DATA:
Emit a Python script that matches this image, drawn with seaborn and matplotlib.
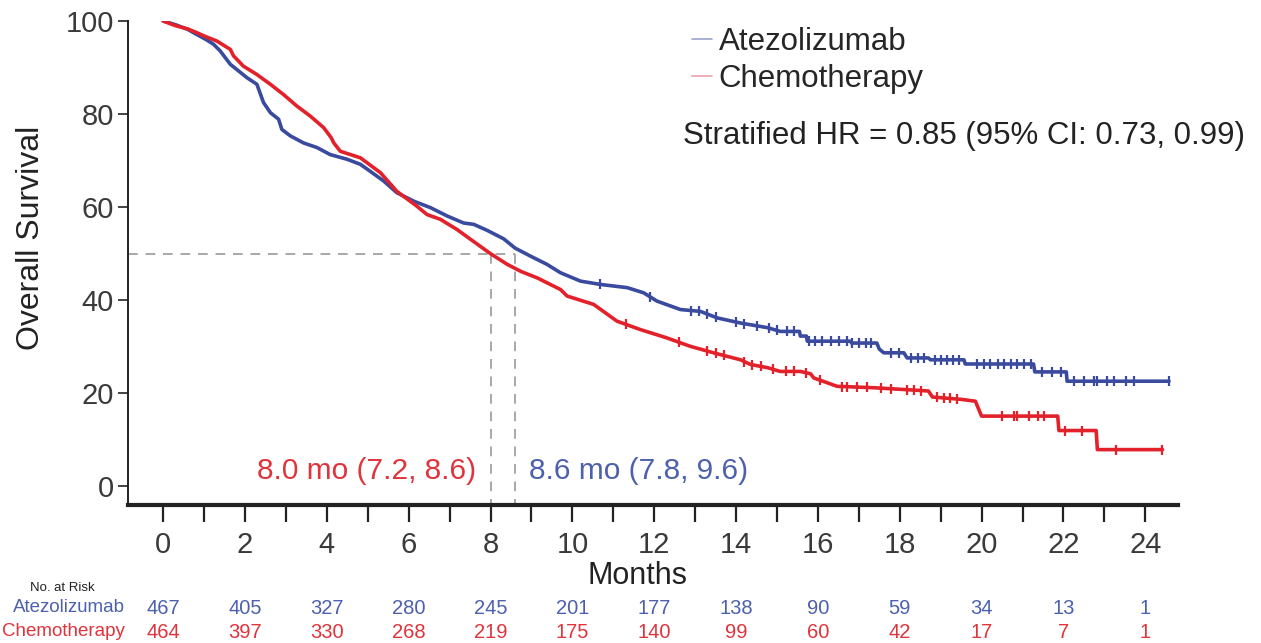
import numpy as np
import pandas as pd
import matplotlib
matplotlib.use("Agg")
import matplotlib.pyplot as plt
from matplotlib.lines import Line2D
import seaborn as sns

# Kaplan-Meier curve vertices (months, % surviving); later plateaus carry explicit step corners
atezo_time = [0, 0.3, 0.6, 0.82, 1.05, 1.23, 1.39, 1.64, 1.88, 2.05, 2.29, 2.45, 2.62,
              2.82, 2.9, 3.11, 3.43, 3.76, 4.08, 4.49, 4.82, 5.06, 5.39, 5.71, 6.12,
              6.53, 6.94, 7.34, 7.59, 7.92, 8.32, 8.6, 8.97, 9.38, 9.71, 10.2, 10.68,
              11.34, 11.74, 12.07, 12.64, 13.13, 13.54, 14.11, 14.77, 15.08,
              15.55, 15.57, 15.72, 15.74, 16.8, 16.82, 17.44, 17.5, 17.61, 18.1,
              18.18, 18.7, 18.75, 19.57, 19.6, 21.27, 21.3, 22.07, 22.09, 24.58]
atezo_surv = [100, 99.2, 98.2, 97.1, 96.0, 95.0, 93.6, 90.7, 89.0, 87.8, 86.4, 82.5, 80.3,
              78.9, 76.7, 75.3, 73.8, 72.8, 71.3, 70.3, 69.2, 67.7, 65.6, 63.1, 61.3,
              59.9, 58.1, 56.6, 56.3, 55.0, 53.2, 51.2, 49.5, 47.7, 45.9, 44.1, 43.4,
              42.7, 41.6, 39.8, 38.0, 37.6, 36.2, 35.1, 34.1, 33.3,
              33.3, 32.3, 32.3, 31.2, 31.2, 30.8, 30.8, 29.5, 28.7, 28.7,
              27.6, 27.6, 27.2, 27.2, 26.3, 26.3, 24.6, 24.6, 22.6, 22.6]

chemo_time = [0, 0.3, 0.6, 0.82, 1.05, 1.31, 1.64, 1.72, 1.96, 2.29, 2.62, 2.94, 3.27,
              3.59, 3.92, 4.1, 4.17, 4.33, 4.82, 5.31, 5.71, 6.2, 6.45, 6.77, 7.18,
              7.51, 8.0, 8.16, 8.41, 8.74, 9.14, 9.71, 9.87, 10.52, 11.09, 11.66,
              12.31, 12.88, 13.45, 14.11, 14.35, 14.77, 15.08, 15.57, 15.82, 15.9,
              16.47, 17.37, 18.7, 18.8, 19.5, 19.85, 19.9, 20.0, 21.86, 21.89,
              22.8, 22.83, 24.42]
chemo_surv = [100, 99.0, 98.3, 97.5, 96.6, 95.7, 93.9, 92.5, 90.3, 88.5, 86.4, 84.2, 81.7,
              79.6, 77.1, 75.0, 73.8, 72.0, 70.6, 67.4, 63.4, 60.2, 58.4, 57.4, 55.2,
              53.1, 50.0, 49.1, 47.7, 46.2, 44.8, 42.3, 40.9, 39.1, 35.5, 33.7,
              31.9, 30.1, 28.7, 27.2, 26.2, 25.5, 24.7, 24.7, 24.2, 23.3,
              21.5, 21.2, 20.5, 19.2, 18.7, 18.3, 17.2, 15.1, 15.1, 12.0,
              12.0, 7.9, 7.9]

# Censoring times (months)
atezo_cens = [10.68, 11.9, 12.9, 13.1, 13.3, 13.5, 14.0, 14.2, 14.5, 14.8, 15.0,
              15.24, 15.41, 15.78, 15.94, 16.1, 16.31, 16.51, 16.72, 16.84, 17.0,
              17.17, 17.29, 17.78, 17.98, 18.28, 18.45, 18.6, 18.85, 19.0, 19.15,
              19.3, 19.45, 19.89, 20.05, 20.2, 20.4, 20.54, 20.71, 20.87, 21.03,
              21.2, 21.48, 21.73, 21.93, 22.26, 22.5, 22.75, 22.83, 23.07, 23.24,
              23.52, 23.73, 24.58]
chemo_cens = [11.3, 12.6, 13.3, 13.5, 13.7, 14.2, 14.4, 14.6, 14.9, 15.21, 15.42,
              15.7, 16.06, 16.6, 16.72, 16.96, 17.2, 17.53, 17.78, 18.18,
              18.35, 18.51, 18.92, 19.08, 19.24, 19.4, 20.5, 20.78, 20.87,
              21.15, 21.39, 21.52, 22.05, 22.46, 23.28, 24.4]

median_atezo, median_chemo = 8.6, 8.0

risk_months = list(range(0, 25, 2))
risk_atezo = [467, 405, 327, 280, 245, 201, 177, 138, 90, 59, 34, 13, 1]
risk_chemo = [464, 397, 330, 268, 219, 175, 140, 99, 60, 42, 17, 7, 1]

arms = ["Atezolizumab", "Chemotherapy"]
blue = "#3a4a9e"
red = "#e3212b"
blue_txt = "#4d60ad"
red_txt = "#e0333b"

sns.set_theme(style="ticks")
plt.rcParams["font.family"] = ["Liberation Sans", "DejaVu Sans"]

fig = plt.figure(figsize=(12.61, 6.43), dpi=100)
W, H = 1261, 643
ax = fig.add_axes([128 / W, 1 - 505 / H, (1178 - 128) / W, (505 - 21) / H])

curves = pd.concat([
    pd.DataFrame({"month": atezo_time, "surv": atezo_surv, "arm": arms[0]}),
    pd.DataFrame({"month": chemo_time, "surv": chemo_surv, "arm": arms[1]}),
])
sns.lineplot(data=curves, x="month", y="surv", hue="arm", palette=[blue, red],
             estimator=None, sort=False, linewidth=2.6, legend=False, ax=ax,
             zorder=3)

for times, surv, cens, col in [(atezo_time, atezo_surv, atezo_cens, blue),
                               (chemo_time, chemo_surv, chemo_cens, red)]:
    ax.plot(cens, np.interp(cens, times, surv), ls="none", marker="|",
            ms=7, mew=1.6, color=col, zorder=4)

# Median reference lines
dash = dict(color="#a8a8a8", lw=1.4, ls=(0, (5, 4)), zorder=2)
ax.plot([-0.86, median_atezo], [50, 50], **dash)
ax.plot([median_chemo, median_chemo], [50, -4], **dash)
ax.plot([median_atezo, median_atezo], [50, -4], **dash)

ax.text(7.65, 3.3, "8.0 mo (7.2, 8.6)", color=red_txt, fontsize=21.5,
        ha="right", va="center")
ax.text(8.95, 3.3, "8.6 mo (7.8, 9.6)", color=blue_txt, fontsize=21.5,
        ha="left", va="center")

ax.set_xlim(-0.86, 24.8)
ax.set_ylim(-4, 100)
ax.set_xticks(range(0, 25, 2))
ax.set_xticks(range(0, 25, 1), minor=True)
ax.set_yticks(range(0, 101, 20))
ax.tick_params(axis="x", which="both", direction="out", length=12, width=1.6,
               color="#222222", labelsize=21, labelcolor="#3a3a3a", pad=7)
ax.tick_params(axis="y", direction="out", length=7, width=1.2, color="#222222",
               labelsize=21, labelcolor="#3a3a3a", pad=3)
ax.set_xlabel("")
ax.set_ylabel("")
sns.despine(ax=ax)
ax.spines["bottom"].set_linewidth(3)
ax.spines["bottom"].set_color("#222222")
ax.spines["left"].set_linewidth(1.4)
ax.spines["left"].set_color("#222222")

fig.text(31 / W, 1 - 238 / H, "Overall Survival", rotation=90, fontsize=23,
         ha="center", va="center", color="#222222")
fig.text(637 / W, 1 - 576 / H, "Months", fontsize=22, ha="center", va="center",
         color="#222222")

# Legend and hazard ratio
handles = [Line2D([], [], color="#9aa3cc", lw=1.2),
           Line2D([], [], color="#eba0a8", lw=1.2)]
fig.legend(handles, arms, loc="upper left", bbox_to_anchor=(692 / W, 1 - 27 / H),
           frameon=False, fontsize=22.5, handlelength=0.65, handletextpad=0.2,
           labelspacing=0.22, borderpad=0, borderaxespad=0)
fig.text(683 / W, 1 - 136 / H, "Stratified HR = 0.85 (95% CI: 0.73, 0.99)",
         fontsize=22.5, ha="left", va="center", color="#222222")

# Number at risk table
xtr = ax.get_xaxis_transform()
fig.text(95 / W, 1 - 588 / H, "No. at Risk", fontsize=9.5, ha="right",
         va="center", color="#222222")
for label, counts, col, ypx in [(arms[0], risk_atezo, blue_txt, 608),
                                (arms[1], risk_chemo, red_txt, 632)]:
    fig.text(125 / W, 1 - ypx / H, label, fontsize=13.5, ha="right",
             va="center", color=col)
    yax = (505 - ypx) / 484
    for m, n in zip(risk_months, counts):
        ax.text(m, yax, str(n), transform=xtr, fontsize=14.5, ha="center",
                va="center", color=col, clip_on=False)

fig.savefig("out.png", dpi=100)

WHAT THE TASK REQUIRES: Write out, word for word, the lines from the start of the data through the one holding "27.6, 27.6, 27.2, 27.2, 26.3, 26.3, 24.6, 24.6, 22.6, 22.6]". Omit pictures.

TASK RESPONSE:
Emit a Python script that matches this image, drawn with seaborn and matplotlib.
import numpy as np
import pandas as pd
import matplotlib
matplotlib.use("Agg")
import matplotlib.pyplot as plt
from matplotlib.lines import Line2D
import seaborn as sns

# Kaplan-Meier curve vertices (months, % surviving); later plateaus carry explicit step corners
atezo_time = [0, 0.3, 0.6, 0.82, 1.05, 1.23, 1.39, 1.64, 1.88, 2.05, 2.29, 2.45, 2.62,
              2.82, 2.9, 3.11, 3.43, 3.76, 4.08, 4.49, 4.82, 5.06, 5.39, 5.71, 6.12,
              6.53, 6.94, 7.34, 7.59, 7.92, 8.32, 8.6, 8.97, 9.38, 9.71, 10.2, 10.68,
              11.34, 11.74, 12.07, 12.64, 13.13, 13.54, 14.11, 14.77, 15.08,
              15.55, 15.57, 15.72, 15.74, 16.8, 16.82, 17.44, 17.5, 17.61, 18.1,
              18.18, 18.7, 18.75, 19.57, 19.6, 21.27, 21.3, 22.07, 22.09, 24.58]
atezo_surv = [100, 99.2, 98.2, 97.1, 96.0, 95.0, 93.6, 90.7, 89.0, 87.8, 86.4, 82.5, 80.3,
              78.9, 76.7, 75.3, 73.8, 72.8, 71.3, 70.3, 69.2, 67.7, 65.6, 63.1, 61.3,
              59.9, 58.1, 56.6, 56.3, 55.0, 53.2, 51.2, 49.5, 47.7, 45.9, 44.1, 43.4,
              42.7, 41.6, 39.8, 38.0, 37.6, 36.2, 35.1, 34.1, 33.3,
              33.3, 32.3, 32.3, 31.2, 31.2, 30.8, 30.8, 29.5, 28.7, 28.7,
              27.6, 27.6, 27.2, 27.2, 26.3, 26.3, 24.6, 24.6, 22.6, 22.6]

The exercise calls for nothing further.